Seattle lost Al Woods, who signed with the Jaguars.
If Seattle thinks Jones and Christmas will be ready and Mone can take a big step up in year two, then maybe the Seahawks are OK there.
But it seems as if adding another veteran such as Woods might be in order, maybe taking a shot on a player such as Tim Jernigan or Xavier Williams, who played last year with the Kansas City Chiefs.
3. Beefing up the running back depth: Seahawks head coach Pete Carroll said at the NFL combine the team would need to add some running backs to assure it has the necessary depth as Chris Carson and Rashaad Penny recover from injuries. The team thinks Carson will be ready for the regular season but is less certain about Penny.
Aside from those two, Seattle has just two other tailbacks under contract – Travis Homer and Adam Choice (an undrafted rookie free agent a year ago who sat out the 2019 season due to injury).
There have been rumblings that Marshawn Lynch might still want to play. But he certainly wouldn’t do anything in the preseason, so Seattle is going to need to add a running back or two just to handle a lot of carries then, if nothing else.
A few veterans who remain available include Devonta Freeman, Carlos Hyde, Chris Thompson and Theo Riddick.
4. Adding a backup quarterback: Seattle remains with just one quarterback under contract for 2020 – some guy named Russell Wilson.

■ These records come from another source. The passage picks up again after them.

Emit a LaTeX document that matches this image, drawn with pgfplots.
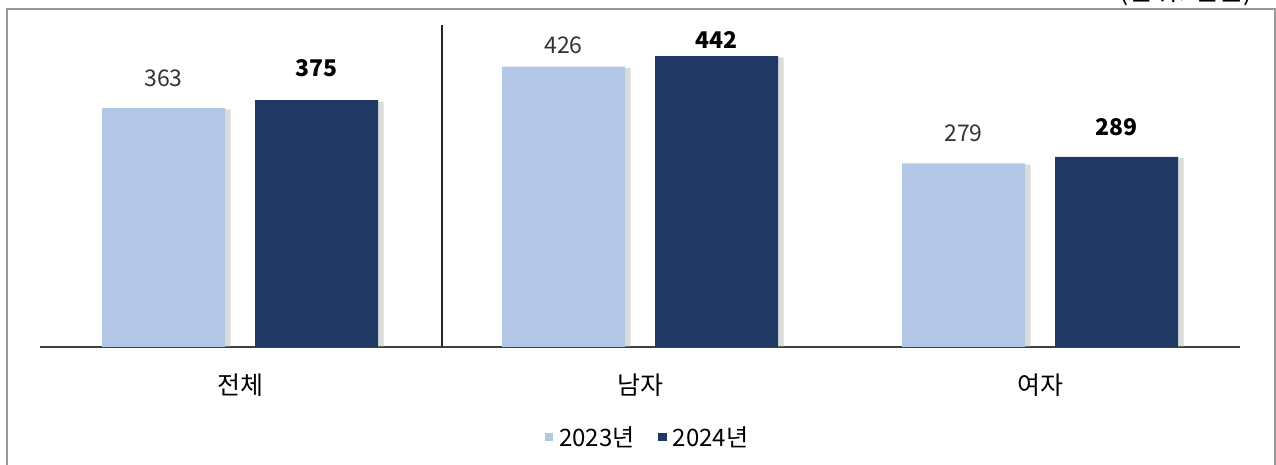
\documentclass[border=0pt]{standalone}
\usepackage{fontspec}
\setmainfont{Noto Sans CJK KR}
\usepackage{pgfplots}
\usepackage{pgfplotstable}
\pgfplotsset{compat=1.18}

\definecolor{c23}{RGB}{180,199,231}
\definecolor{c24}{RGB}{31,56,100}

% value, label offset (pt)
\pgfplotstableread{
x y off
0 363 7
1 426 3
2 279 7.5
}\yearA
\pgfplotstableread{
x y off
0 375 8
1 442 0.5
2 289 7
}\yearB

\begin{document}
\begin{tikzpicture}
\useasboundingbox (0pt,0pt) rectangle (638pt,232.5pt);
% outer frame
\draw[black!40, line width=0.9pt] (3.5pt,-3pt) -- (3.5pt,228pt) -- (637.3pt,228pt) -- (637.3pt,-3pt);
\node[anchor=base east, font=\fontsize{13.5}{15}\selectfont] at (630pt,232pt) {(단위: 만원)};

\begin{axis}[
    at={(20pt,59pt)}, anchor=south west,
    scale only axis,
    width=600pt, height=164.5pt,
    xmin=-0.5, xmax=2.5,
    ymin=0, ymax=500,
    axis x line=bottom,
    axis y line=none,
    axis line style={black!75, line width=0.7pt, -},
    xtick={0,1,2},
    xticklabels={전체,남자,여자},
    major tick length=0pt,
    xticklabel style={font=\fontsize{12.5}{14}\selectfont, yshift=-10pt},
    ybar, bar width=61.5pt,
    /pgf/number format/assume math mode=true,
    legend style={at={(0.507,-0.277)}, anchor=center, draw=none,
        font=\fontsize{12}{14}\selectfont,
        /tikz/every odd column/.append style={column sep=1pt},
        /tikz/every even column/.append style={column sep=10pt}},
    legend columns=2,
    visualization depends on={\thisrow{off} \as \myoff},
    nodes near coords style={font=\fontsize{11.5}{13}\selectfont, text=black!80, yshift=\myoff pt},
]
% soft shadows on the right side of each bar
\addplot[forget plot, draw=none, fill=black!35, fill opacity=0.4, bar shift=-35.5pt]
    table[x=x, y expr=\thisrow{y}-2] {\yearA};
\addplot[forget plot, draw=none, fill=black!35, fill opacity=0.4, bar shift=41pt]
    table[x=x, y expr=\thisrow{y}-2] {\yearB};

\addplot[draw=none, fill=c23, bar shift=-38.25pt, nodes near coords,
    legend image code/.code={\fill[c23] (0pt,-1.4pt) rectangle (4.2pt,2.8pt);}]
    table[x=x, y=y] {\yearA};
\addplot[draw=none, fill=c24, bar shift=38.25pt, nodes near coords,
    nodes near coords style={font=\fontsize{11.5}{13}\selectfont\bfseries, text=black},
    legend image code/.code={\fill[c24] (0pt,-1.4pt) rectangle (4.2pt,2.8pt);}]
    table[x=x, y=y] {\yearB};
\legend{2023년, 2024년}

\draw[black!85, line width=0.7pt] (axis cs:0.505,0) -- (axis cs:0.505,489);
\end{axis}
\end{tikzpicture}
\end{document}
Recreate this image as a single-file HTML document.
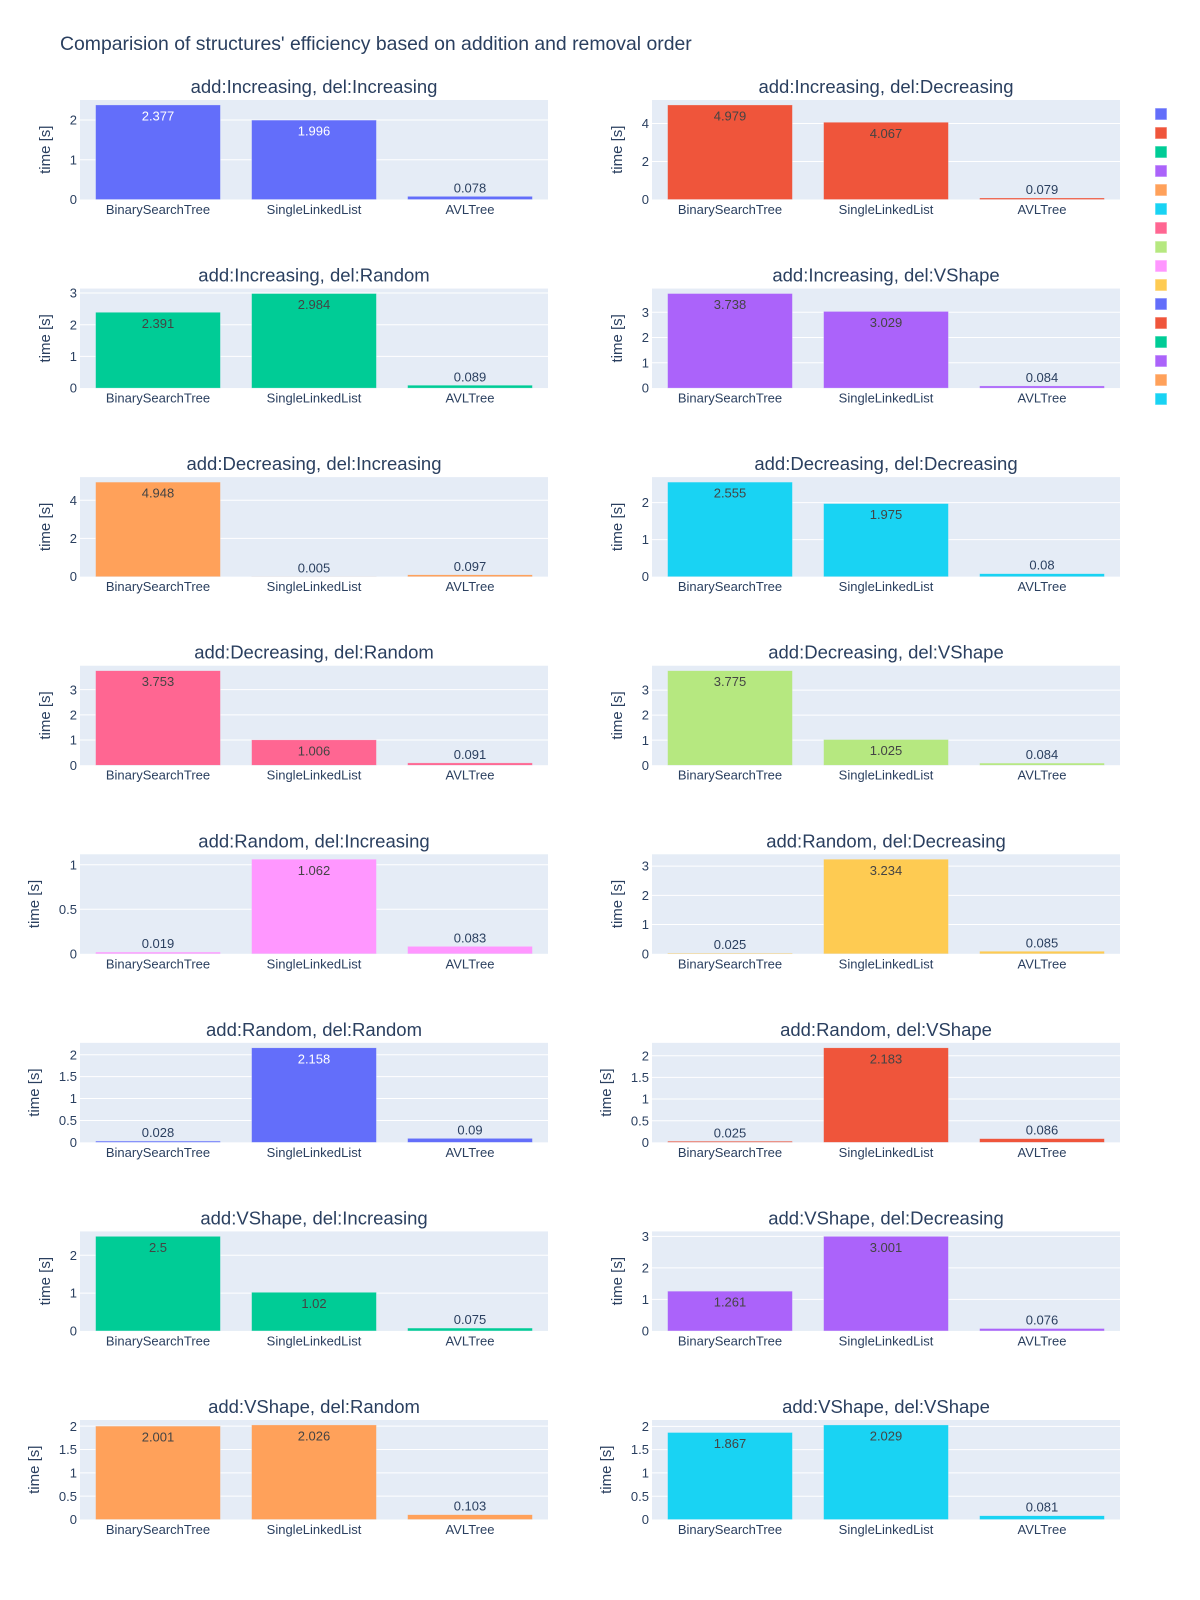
<!DOCTYPE html>
<html><head><meta charset="utf-8">
<style>
html,body{margin:0;padding:0;background:#fff;}
svg{display:block;font-family:"Liberation Sans",Arial,sans-serif;}
</style></head>
<body>
<svg id="chart" width="1200" height="1600" viewBox="0 0 1200 1600" xmlns="http://www.w3.org/2000/svg">
<text x="60" y="50" font-size="19.4" fill="#2a3f5f">Comparision of structures' efficiency based on addition and removal order</text>
</svg>
<script>
const categories = ["BinarySearchTree","SingleLinkedList","AVLTree"];
const subplotTitles = [
 "add:Increasing, del:Increasing","add:Increasing, del:Decreasing",
 "add:Increasing, del:Random","add:Increasing, del:VShape",
 "add:Decreasing, del:Increasing","add:Decreasing, del:Decreasing",
 "add:Decreasing, del:Random","add:Decreasing, del:VShape",
 "add:Random, del:Increasing","add:Random, del:Decreasing",
 "add:Random, del:Random","add:Random, del:VShape",
 "add:VShape, del:Increasing","add:VShape, del:Decreasing",
 "add:VShape, del:Random","add:VShape, del:VShape"];
const bstValues = [2.377,4.979,2.391,3.738,4.948,2.555,3.753,3.775,0.019,0.025,0.028,0.025,2.5,1.261,2.001,1.867];
const sllValues = [1.996,4.067,2.984,3.029,0.005,1.975,1.006,1.025,1.062,3.234,2.158,2.183,1.02,3.001,2.026,2.029];
const avlValues = [0.078,0.079,0.089,0.084,0.097,0.08,0.091,0.084,0.083,0.085,0.09,0.086,0.075,0.076,0.103,0.081];
const colors = ["#636efa","#EF553B","#00cc96","#ab63fa","#FFA15A","#19d3f3","#FF6692","#B6E880","#FF97FF","#FECB52"];

const NS="http://www.w3.org/2000/svg";
const svg=document.getElementById('chart');
function mk(tag,attrs,parent){const e=document.createElementNS(NS,tag);for(const k in attrs)e.setAttribute(k,attrs[k]);(parent||svg).appendChild(e);return e;}
const PW=468, PH=99.5, LEFTS=[80,652], TOP0=100, ROWSTEP=188.57;
function fmt(v){return String(Math.round(v*1000)/1000);}
function labelW(s){let w=0;for(const c of s)w+=(c==='.')?3.6:7.2;return w;}

for(let i=0;i<subplotTitles.length;i++){
  const vals=[bstValues[i],sllValues[i],avlValues[i]];
  const color=colors[i%colors.length];
  const col=i%2,row=Math.floor(i/2);
  const x0=LEFTS[col], y0=TOP0+row*ROWSTEP, yb=y0+PH;
  const maxV=Math.max(...vals);
  const range=maxV/0.95;
  const yScale=v=>yb-v/range*PH;
  const band=PW/categories.length;
  const xScale=k=>x0+band*(k+0.5);
  let step=0.1;for(const s of [0.1,0.2,0.5,1,2,5]){if(range/s<5){step=s;break;}}
  const g=mk('g',{});
  
  
  const bg=mk('rect',{x:x0,y:y0,width:PW,height:PH,fill:'#E5ECF6'},g);
  
  
  let maxLab=0;
  for(let t=0;t<=range+1e-9;t+=step){
    const tv=Math.round(t*10)/10, y=yScale(tv);
    if(tv>0){const gl=mk('line',{x1:x0,x2:x0+PW,y1:y,y2:y,stroke:'#fff','stroke-width':1},g);
      
      }
    const s=String(tv);maxLab=Math.max(maxLab,labelW(s));
    const tl=mk('text',{x:x0-3,y:y+4.6,'font-size':13,fill:'#2a3f5f','text-anchor':'end'},g);
    tl.textContent=s;
    
    
  }
  const tx=x0-3-maxLab-20;
  const yt=mk('text',{x:tx,y:y0+PH/2,'font-size':15,fill:'#2a3f5f','text-anchor':'middle',transform:`rotate(-90 ${tx} ${y0+PH/2})`},g);
  yt.textContent='time [s]';
  
  
  const st=mk('text',{x:x0+PW/2,y:y0-7,'font-size':18.5,fill:'#2a3f5f','text-anchor':'middle'},g);
  st.textContent=subplotTitles[i];
  
  
  for(let k=0;k<categories.length;k++){
    const cx=xScale(k), bw=band*0.8, top=yScale(vals[k]);
    const b=mk('rect',{x:cx-bw/2,y:top,width:bw,height:yb-top,fill:color,stroke:'rgba(229,236,246,0.6)','stroke-width':0.5},g);
    
    
    const inside=(yb-top)>20;
    const txtColor=inside?(color==="#636efa"?'#fff':'#444'):'#2a3f5f';
    const vt=mk('text',{x:cx,y:inside?top+15.5:top-4,'font-size':13,fill:txtColor,'text-anchor':'middle'},g);
    vt.textContent=fmt(vals[k]);
    
    
    const cl=mk('text',{x:cx,y:yb+14.5,'font-size':13,fill:'#2a3f5f','text-anchor':'middle'},g);
    cl.textContent=categories[k];
    
    
  }
  const lg=mk('rect',{x:1155,y:108+i*19,width:12,height:12,fill:color,stroke:'rgba(255,255,255,0.6)','stroke-width':1});
  
  
}
</script>
</body></html>
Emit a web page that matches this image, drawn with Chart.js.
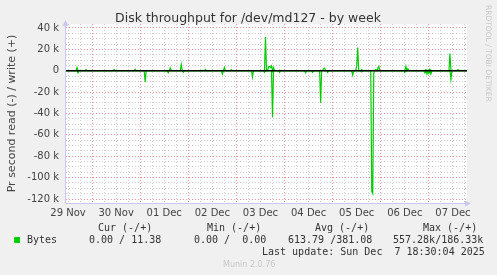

It’s known Seattle also pursued XFL star P.J. Walker before Walker decided to sign with Carolina.
The backup last year, Geno Smith, remains unsigned and maybe the plan is to just bring him back.
Whatever the case, Seattle will for sure have at least three quarterbacks on the roster by the time the team takes the field again (whenever that may be).
A logical way to do that is signing a veteran backup – maybe Smith – and adding someone out of the draft class, most logically an undrafted free agent unless the Seahawks wanted to take a late-round flyer on someone as they did two years ago in the seventh round with Alex McGough.
There are plenty of veteran options, or at least quarterbacks who have been on rosters, who are available – a guy like Kyle Sloter might be intriguing because he would be cheap and wouldn’t count against the formula for compensatory draft choices, and others who are available include Trevor Siemian, Blaine Gabbert and, well, Blake Bortles.
But given the unique and challenging nature of this offseason, having someone like Smith, who already knows the offense back in the QB room, also makes a lot of sense.